Step 6: Optimize Performance with Indexes
To improve query performance, especially when joining tables or filtering based on foreign key columns, create indexes on the foreign key columns. For example:
CREATE INDEX idx_mysales_supplier ON mysales(supplier);
This index will speed up queries that filter or join on the supplier column in mysales.
Step 7: Validate the Schema and Constraints
After defining the tables and constraints, validate the schema to ensure that the foreign key relationship is correctly implemented. Use the following command to inspect the foreign key constraints:
PRAGMA foreign_key_list('mysales');
This command returns a list of foreign key constraints defined for the mysales table, including the referenced table and columns. Verify that the output matches the intended schema design.

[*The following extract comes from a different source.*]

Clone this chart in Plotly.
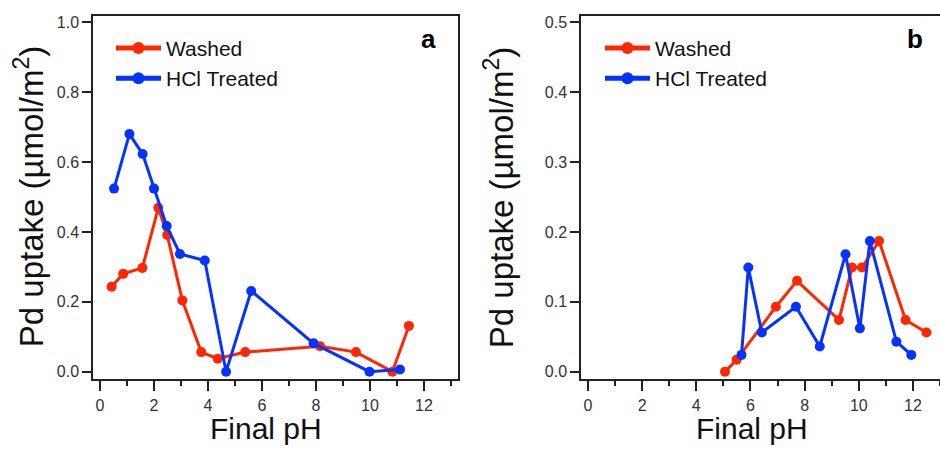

Step 8: Document the Schema Design
Document the schema design, including the purpose of each table, the relationships between tables, and the constraints applied. This documentation will be invaluable for future maintenance and troubleshooting.
By following these steps, you can correctly implement and enforce foreign key constraints in SQLite, ensuring data integrity and consistency in your database schema.